The case served as insight for many in-house counsel, particularly in terms of class actions. “I know there were many lawyers who followed this case as we were all trying to see where the bar is being set,” says Vukovich. While the facts of the case were specific to Midas franchise owners, other lawyers followed the case because it was one of the first class actions that received a court ruling. “It’s an important case and one that everyone was interested in seeing the outcome,” Vukovich says.
Ultimately, keeping an eye on the courts and knowing how to keep on top of the related legal issues is an ongoing learning experience for all in-house counsel, he says. Jonathan C. Lisus, a partner at Lax O’Sullivan Scott Lisus LLP, says besides Midas, 1518628 Ontario Inc. v. Tutor Time Learning Centres LLC is also important because the Ontario Superior Court noted the Arthur Wishart Act’s main intent is to protect franchisees.

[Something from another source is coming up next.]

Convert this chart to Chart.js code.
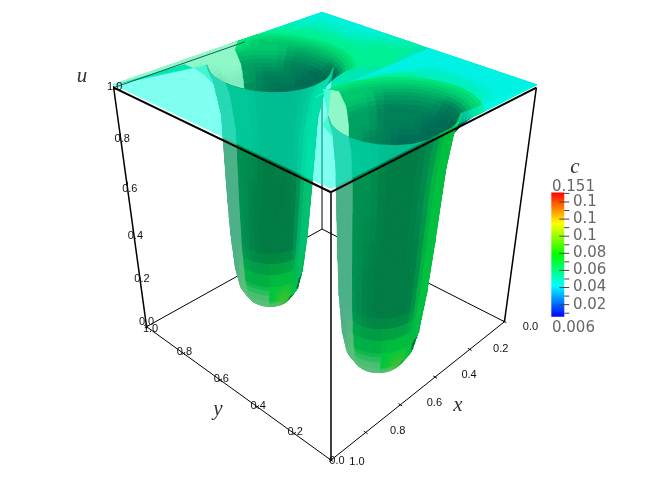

Lisus also says in the Ontario Superior Court matter 1318214 Ontario Ltd. v. Sobeys, franchisees successfully prohibited Sobeys Capital Inc. from terminating franchise agreements with a group of franchise owners within the same company based on their right to associate under the act as franchisees.
Lisus warns lawyers who serve franchises as either in-house or otherwise. “Litigation places the relationship between the parties under a microscope. The imposition of a judicial microscope on any relationship can yield unexpected and sometimes artificial results,” he wrote in an accompanying paper to his OBA presentation.
“However, when the microscope is fitted with a lens ground to a prescription premised on vulnerability and an inequality of bargaining power the potential for adverse consequences for the franchisor is substantially enhanced. In these circumstances, counsel would do well to pay close regard to the lessons recent developments teach and to keep a close eye on the opportunities and threats presented by the Court’s concern for proportionality and access to justice.”